ATLANTA — As election workers continue to thoroughly count the remaining ballots in the days following the election, a term being is being discussed that may be unfamiliar to the average voter. It's called adjudication. But what does it mean?
What is adjudication?
The five-syllable word actually describes the simple process of reviewing a ballot that may have been flagged during the process of scanning a ballot.
A ballot could be flagged for a variety of reasons - anything from a bubble being incorrectly filled out, to a bent corner on a ballot, to more than one candidate selected on a ballot.
"When these kinds of garden-variety problems arise, election boards or other bodies have to decide how to treat those ballots," explained Rick Hasen, a CNN contributor and election law expert at the University of California, Irvine.
To borrow an analogy, think of it as going through a TSA security checkpoint (though, you may have to think a bit further back due to being grounded by the pandemic).

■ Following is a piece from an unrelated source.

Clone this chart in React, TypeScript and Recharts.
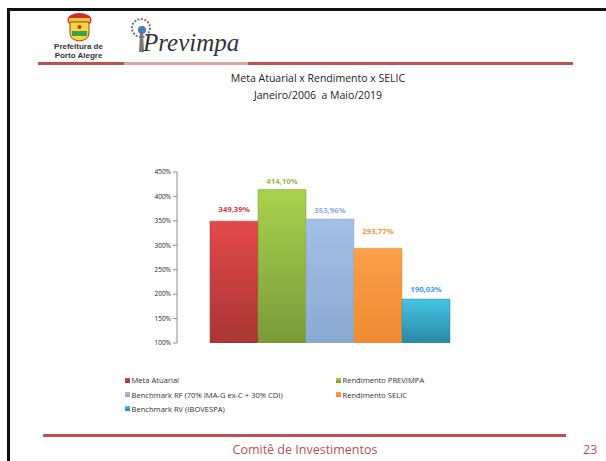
import React from "react";
import { BarChart, Bar, XAxis, YAxis, LabelList } from "recharts";

const categories = ["Jan/2006 a Mai/2019"];
const seriesNames = [
  "Meta Atuarial",
  "Rendimento PREVIMPA",
  "Benchmark RF (70% IMA-G ex-C + 30% CDI)",
  "Rendimento SELIC",
  "Benchmark RV (IBOVESPA)",
];
const seriesKeys = ["meta", "previmpa", "rf", "selic", "rv"];
const seriesValues = [349.39, 414.1, 353.96, 293.77, 190.03];
const yTicks = [100, 150, 200, 250, 300, 350, 400, 450];

const barTop = ["#e4494a", "#a9d24e", "#a3c0e6", "#fca04b", "#45c4e2"];
const barBottom = ["#a93534", "#7b9a37", "#8aa9d2", "#ef8a30", "#2a88a6"];
const labelColors = ["#d0403f", "#93bb4a", "#8eaede", "#f7923e", "#3a9ef0"];
const labelOffsets = [9, 6, 6, 14, 7];

const data = categories.map((c) => {
  const row: Record<string, number | string> = { name: c };
  seriesKeys.forEach((k, i) => (row[k] = seriesValues[i]));
  return row;
});

const fmt = (v: number) => v.toFixed(2).replace(".", ",") + "%";
const FONT = "'Open Sans', 'Liberation Sans', sans-serif";

function Legend() {
  const cells = [
    { i: 0, x: 125, y: 380 },
    { i: 1, x: 336, y: 380 },
    { i: 2, x: 125, y: 394.5 },
    { i: 3, x: 336, y: 394.5 },
    { i: 4, x: 125, y: 408.5 },
  ];
  return (
    <>
      {cells.map((c) => (
        <div
          key={c.i}
          style={{
            position: "absolute",
            left: c.x,
            top: c.y - 6,
            height: 12,
            display: "flex",
            alignItems: "center",
            fontFamily: FONT,
            fontSize: 7.6,
            color: "#333",
            whiteSpace: "nowrap",
          }}
        >
          <span
            style={{
              display: "inline-block",
              width: 5,
              height: 5,
              marginRight: 1.5,
              background: `linear-gradient(${barTop[c.i]}, ${barBottom[c.i]})`,
            }}
          />
          {seriesNames[c.i]}
        </div>
      ))}
    </>
  );
}

export default function App() {
  return (
    <div
      style={{
        position: "absolute",
        left: 0,
        top: 0,
        width: 606,
        height: 461,
        background: "#fff",
        overflow: "hidden",
      }}
    >
      {/* slide frame */}
      <div style={{ position: "absolute", left: 7, top: 8, width: 620, height: 3, background: "#111" }} />
      <div style={{ position: "absolute", left: 7, top: 8, width: 3, height: 470, background: "#111" }} />

      {/* header logos */}
      <svg style={{ position: "absolute", left: 0, top: 0 }} width={606} height={70}>
        <ellipse cx={79.5} cy={20} rx={12} ry={7} fill="#c9302c" />
        <rect x={69} y={18} width={21} height={4} fill="#e9c63a" />
        <path d="M70 22 H89 V33 Q89 40 79.5 41 Q70 40 70 33 Z" fill="#f1d83c" stroke="#b8332f" strokeWidth={1} />
        <rect x={72} y={31} width={15} height={5} fill="#3aa24a" />
        <circle cx={79.5} cy={27} r={2} fill="#c9302c" />
        <rect x={124} y={62} width={124} height={3} fill="#d9a7a6" />
        <circle cx={141} cy={28} r={9} fill="none" stroke="#777" strokeWidth={2} strokeDasharray="2 1.5" />
        <circle cx={142} cy={30} r={4} fill="#4a7ac0" />
        <path d="M140 33 L139 52 L144 52 L143 33 Z" fill="#777" />
      </svg>
      <div
        style={{
          position: "absolute",
          left: 48,
          top: 42,
          width: 61,
          textAlign: "center",
          fontFamily: "'Liberation Sans', sans-serif",
          fontWeight: 700,
          fontSize: 8,
          lineHeight: "9px",
          color: "#333",
        }}
      >
        Prefeitura de
        <br />
        Porto Alegre
      </div>
      <div
        style={{
          position: "absolute",
          left: 143,
          top: 28,
          fontFamily: "'Liberation Serif', serif",
          fontStyle: "italic",
          fontSize: 25,
          lineHeight: "30px",
          color: "#333",
        }}
      >
        Previmpa
      </div>
      <div style={{ position: "absolute", left: 38, top: 62, width: 86, height: 3, background: "#c0504d" }} />
      <div style={{ position: "absolute", left: 248, top: 62, width: 325, height: 3, background: "#c0504d" }} />

      {/* title */}
      <div
        style={{
          position: "absolute",
          left: 0,
          top: 70,
          width: 636,
          textAlign: "center",
          fontFamily: FONT,
          fontSize: 10.5,
          lineHeight: "17px",
          color: "#222",
        }}
      >
        Meta Atuarial x Rendimento x SELIC
        <br />
        Janeiro/2006 &nbsp;a Maio/2019
      </div>

      <div style={{ position: "absolute", left: 0, top: 0 }}>
        <BarChart
          width={606}
          height={461}
          data={data}
          margin={{ top: 172, right: 148, bottom: 118, left: 137 }}
          barCategoryGap={0}
          barGap={0}
        >
          <defs>
            {seriesKeys.map((k, i) => (
              <linearGradient key={k} id={`g-${k}`} x1="0" y1="0" x2="0" y2="1">
                <stop offset="0%" stopColor={barTop[i]} />
                <stop offset="100%" stopColor={barBottom[i]} />
              </linearGradient>
            ))}
          </defs>
          <XAxis
            dataKey="name"
            tick={false}
            height={0}
            axisLine={{ stroke: "#8c8c8c" }}
            tickLine={false}
            padding={{ left: 33, right: 10 }}
          />
          <YAxis
            width={40}
            domain={[100, 450]}
            ticks={yTicks}
            interval={0}
            allowDataOverflow
            tickFormatter={(v: number) => `${v}%`}
            tick={{ fontSize: 6.5, fill: "#222", fontFamily: FONT }}
            tickSize={4}
            tickLine={{ stroke: "#8c8c8c" }}
            axisLine={{ stroke: "#8c8c8c" }}
          />
          {seriesKeys.map((k, i) => (
            <Bar
              key={k}
              dataKey={k}
              name={seriesNames[i]}
              fill={`url(#g-${k})`}
              stroke={barBottom[i]}
              strokeWidth={0.5}
              isAnimationActive={false}
            >
              <LabelList
                dataKey={k}
                position="top"
                offset={labelOffsets[i]}
                formatter={(v: number) => fmt(v)}
                style={{ fontSize: 7.8, fontWeight: 700, fill: labelColors[i], fontFamily: FONT }}
              />
            </Bar>
          ))}
        </BarChart>
      </div>

      <Legend />

      {/* footer */}
      <div style={{ position: "absolute", left: 43, top: 434, width: 523, height: 2.5, background: "#c0504d" }} />
      <div
        style={{
          position: "absolute",
          left: 0,
          top: 441,
          width: 610,
          textAlign: "center",
          fontFamily: FONT,
          fontSize: 12.5,
          lineHeight: "18px",
          color: "#c0504d",
        }}
      >
        Comitê de Investimentos
      </div>
      <div
        style={{
          position: "absolute",
          left: 583,
          top: 441,
          fontFamily: FONT,
          fontSize: 12.5,
          lineHeight: "18px",
          color: "#c0504d",
        }}
      >
        23
      </div>
    </div>
  );
}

Occasionally, a bag will be flagged during the screening process that then requires a TSA agent to check it more thoroughly. Most times, after a check by the agent, the issue can be resolved, and you can be on your way.
In the process of adjudication, a small panel - usually made up of one Democrat, one Republican and one non-partisan election official - will review the ballot in question. That panel will then try to resolve the voter's intent. If it is resolved, it will be added to the vote tally.
Election officials have been stressing that adjudication - like counting every ballot received by election day - is part of the normal election process and is not out of the ordinary. However, the background process is now thrust to the forefront thanks to the razor-thin margins separating the presidential candidates, Joe Biden and President Donald Trump, in multiple battleground states - Georgia included.
It's been playing out in both Fulton County, where workers had to sort through exponentially more mail-in ballots, and Gwinnett County, which had a software glitch that flagged an unknown number of ballots that had already been reviewed, as needing adjudication again..
Once ballots have been adjudicated, they are added to the unofficial vote tally. From there, the votes are canvassed - or counted - one final time, before they are certified - first by the county, then by the Secretary of State's office.